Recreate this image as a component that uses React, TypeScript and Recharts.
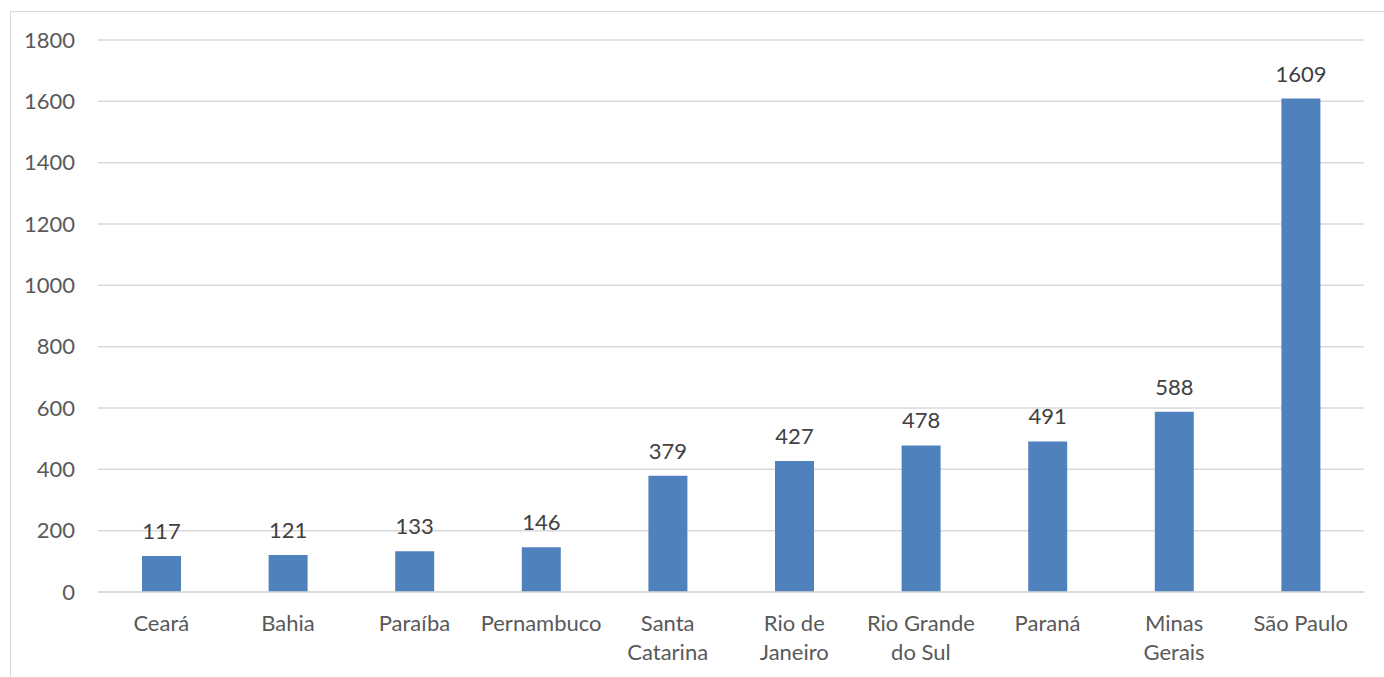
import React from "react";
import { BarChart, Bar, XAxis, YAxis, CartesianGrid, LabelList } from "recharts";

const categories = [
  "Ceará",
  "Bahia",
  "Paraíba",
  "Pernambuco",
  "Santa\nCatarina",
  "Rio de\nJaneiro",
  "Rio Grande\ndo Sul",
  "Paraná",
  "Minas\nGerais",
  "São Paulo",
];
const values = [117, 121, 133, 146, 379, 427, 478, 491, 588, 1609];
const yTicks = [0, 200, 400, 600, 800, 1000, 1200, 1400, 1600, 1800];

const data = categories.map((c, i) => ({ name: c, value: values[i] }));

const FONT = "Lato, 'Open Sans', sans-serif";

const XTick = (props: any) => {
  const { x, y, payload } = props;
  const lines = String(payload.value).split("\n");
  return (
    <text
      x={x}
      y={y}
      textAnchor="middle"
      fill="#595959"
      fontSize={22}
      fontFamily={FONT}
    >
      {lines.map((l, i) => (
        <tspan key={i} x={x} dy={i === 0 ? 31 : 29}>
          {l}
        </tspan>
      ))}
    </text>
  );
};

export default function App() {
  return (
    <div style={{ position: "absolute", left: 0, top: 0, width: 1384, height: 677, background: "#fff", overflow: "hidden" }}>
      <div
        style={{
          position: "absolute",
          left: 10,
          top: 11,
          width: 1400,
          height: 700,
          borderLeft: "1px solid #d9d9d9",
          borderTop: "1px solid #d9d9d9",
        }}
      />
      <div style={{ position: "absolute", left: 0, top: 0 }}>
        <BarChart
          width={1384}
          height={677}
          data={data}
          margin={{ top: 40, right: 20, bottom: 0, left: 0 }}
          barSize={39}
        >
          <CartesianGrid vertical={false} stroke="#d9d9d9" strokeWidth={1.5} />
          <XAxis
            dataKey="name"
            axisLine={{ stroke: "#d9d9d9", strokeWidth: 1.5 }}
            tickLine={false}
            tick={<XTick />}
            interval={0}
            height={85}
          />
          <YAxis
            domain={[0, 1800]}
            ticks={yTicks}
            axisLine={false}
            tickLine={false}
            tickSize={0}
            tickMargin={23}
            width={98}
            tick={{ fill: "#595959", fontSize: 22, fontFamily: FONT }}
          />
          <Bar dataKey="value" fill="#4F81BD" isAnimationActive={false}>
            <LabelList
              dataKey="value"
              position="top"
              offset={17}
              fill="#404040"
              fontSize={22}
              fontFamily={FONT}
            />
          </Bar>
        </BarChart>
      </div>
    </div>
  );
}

********

Pull out every line containing "React".

### Output below
Recreate this image as a component that uses React, TypeScript and Recharts.
import React from "react";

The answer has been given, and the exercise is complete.